As can be seen, our performance on the crossval set is still off from the performance on the test set. 
There is one final thing we can do, which is Leave-P-Out cross validation. 
As our training set is small (only 180 samples), we'll take p=1, also called Leave-One-Out. This is equivalent to the k-fold split with k=180.
Also, we'll play with the LogisticRegression parameters a bit to get the lowest cross-validation estimate.

### Leave-One-Out cross-validation

In [9]:
leaveOneOut = KFold(n_splits=180)
crossVal_performance = np.zeros(leaveOneOut.get_n_splits())
i=int(0)
for iTrain, iCross in leaveOneOut.split(X, y):
    X_train, X_cross = X.iloc[iTrain], X.iloc[iCross]
    y_train, y_cross = y.iloc[iTrain], y.iloc[iCross]
    model_i = LogisticRegression(penalty='l2', tol=1e-8, solver='liblinear').fit(X_train, np.ravel(y_train))
    prob_i = model_i.predict_proba(X_cross)
    crossVal_performance[i] = logLoss(y_cross, prob_i)[0,1]
    i+=1

print('mean cross-validation performance: %0.5f' %np.mean(crossVal_performance))

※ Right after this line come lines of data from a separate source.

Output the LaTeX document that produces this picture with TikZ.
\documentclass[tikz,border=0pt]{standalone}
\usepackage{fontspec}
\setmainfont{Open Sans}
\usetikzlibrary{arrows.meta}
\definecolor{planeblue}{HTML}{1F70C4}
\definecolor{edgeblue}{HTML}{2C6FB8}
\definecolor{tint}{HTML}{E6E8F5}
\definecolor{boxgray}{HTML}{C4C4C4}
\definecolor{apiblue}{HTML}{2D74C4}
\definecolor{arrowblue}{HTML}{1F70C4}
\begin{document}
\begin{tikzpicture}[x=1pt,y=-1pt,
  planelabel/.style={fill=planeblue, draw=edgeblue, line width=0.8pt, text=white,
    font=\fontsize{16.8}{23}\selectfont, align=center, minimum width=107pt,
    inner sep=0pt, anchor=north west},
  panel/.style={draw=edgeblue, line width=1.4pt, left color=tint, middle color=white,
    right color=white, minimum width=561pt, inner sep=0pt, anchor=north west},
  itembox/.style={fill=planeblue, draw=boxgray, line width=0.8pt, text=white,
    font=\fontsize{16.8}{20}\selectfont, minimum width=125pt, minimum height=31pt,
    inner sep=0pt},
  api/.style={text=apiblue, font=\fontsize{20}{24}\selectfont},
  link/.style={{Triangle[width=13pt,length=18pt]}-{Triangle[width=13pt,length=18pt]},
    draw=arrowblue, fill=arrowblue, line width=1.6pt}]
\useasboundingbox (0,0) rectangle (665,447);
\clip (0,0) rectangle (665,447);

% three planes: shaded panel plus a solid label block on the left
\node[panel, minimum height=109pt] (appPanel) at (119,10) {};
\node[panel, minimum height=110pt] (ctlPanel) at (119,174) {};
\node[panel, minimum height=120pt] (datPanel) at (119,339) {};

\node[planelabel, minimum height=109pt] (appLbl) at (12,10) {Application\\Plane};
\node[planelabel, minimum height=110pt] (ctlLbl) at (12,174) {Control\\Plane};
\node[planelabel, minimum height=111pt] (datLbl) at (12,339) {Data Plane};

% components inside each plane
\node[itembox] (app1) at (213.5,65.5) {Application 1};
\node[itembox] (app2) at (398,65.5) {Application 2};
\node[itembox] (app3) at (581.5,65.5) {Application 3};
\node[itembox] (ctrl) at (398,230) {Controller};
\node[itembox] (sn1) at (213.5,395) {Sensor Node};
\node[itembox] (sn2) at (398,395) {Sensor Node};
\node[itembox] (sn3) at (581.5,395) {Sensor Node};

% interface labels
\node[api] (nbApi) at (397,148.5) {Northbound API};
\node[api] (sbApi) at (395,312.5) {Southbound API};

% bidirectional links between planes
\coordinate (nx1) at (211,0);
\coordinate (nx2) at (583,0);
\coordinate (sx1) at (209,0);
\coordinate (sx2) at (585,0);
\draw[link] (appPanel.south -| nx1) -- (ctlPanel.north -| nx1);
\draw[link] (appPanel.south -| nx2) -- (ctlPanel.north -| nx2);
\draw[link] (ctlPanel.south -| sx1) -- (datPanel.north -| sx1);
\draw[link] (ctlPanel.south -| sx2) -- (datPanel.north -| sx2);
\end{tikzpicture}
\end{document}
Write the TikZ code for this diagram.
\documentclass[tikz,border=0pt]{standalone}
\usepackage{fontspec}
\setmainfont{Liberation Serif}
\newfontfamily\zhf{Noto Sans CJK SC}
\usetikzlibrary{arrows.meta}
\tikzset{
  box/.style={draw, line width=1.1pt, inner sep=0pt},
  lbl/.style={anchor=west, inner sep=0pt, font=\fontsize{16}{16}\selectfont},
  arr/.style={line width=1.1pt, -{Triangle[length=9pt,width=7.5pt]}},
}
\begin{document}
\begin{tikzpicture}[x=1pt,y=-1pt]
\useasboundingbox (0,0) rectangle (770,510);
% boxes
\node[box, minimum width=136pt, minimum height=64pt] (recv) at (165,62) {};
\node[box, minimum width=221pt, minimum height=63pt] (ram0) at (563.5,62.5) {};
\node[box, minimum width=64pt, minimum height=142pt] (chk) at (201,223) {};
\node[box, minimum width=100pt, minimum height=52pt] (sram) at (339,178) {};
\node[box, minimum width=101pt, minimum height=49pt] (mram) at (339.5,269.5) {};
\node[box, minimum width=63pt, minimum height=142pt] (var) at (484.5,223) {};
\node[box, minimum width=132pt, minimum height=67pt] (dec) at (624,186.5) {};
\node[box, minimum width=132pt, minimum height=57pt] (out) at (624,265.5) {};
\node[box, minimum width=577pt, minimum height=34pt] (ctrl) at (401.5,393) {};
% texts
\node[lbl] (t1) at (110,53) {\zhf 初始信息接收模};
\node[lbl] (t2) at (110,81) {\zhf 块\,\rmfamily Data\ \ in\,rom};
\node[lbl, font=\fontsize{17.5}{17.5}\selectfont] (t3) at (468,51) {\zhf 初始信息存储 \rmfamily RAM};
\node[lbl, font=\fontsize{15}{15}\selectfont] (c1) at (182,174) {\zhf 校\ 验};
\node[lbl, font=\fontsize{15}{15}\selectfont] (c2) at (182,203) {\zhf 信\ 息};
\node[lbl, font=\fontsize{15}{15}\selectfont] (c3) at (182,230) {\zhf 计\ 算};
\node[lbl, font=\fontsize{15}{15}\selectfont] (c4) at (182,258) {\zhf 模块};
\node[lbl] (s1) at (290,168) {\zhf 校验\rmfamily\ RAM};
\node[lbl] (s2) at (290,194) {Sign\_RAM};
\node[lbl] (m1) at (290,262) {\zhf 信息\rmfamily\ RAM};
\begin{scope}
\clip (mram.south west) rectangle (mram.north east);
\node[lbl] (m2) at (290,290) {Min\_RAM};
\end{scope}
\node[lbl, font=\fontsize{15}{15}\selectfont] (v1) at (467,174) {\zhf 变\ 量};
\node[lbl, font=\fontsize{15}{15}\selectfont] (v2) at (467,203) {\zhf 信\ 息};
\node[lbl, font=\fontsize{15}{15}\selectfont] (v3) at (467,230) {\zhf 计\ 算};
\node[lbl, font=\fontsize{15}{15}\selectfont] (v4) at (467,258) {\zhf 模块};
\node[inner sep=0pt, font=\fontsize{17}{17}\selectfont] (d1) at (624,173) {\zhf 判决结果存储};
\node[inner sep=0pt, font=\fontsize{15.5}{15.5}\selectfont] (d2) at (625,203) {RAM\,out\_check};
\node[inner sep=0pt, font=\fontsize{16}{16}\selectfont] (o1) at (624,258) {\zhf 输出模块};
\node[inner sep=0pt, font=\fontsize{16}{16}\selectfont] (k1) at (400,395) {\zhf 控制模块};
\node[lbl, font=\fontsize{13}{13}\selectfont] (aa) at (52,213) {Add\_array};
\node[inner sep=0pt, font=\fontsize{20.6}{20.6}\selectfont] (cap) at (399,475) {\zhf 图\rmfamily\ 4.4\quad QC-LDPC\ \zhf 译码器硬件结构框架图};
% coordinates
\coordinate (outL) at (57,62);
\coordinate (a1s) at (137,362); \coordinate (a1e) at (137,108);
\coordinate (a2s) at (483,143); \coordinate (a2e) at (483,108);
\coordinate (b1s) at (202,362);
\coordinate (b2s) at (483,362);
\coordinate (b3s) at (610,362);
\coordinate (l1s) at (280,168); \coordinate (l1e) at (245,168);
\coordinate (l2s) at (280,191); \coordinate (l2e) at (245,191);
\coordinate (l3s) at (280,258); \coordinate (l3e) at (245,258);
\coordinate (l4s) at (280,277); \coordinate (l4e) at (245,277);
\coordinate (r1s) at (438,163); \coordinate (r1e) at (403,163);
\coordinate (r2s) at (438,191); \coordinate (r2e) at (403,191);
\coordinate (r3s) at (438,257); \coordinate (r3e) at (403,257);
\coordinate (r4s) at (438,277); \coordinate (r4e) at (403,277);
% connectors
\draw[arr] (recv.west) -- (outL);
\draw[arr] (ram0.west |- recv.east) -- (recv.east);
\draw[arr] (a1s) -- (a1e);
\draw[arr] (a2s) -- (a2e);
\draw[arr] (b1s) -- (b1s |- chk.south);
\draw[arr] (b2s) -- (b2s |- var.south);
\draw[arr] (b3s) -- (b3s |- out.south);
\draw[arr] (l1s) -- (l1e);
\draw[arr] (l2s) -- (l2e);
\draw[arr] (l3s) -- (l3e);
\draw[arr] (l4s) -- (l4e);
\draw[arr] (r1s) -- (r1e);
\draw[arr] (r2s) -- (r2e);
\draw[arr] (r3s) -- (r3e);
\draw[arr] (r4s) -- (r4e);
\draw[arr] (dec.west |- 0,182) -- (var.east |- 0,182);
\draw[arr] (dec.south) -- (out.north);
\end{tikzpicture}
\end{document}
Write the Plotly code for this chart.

mean cross-validation performance: 0.43205


So we got a little bit closer, but it seems we can't get our crossvalidation performance to get any more accurate. 
This is not due to an overfitting problem it seems, but just to the fact that we have a small data set (the test set performance was a lot closer to the training set performance).

Now let's fit out model to the entire training set and submit our final test set predictions. 

### Fit model on entire training set

In [10]:
# apply logistic regression on entire training set
logResModel3 = LogisticRegression(penalty='l2', tol=1e-8, solver='liblinear').fit(allFeatures, 
                                                np.ravel(y))

trainProb3 = logResModel3.predict_proba(allFeatures)
trainLoss3 = logLoss(y, trainProb3)[0,1]
print('log loss on training set is: %0.5f' %trainLoss3)

log loss on training set is: 0.33812


### Evaluate performance on the test set

In [11]:
# loading test data
prob_test3 = logResModel3.predict_proba(X_test)[:,1]

# saving test results
d = {'heart_disease_present': prob_test3}
submission_df = pd.DataFrame(data=d, index=X_test.index)
submission_df.to_csv('../logResModel3_results.csv')

##### Final result with logistic regression: log loss on test set is: 0.32931 (16th place on the leaderboard on Oct 10, 2018!)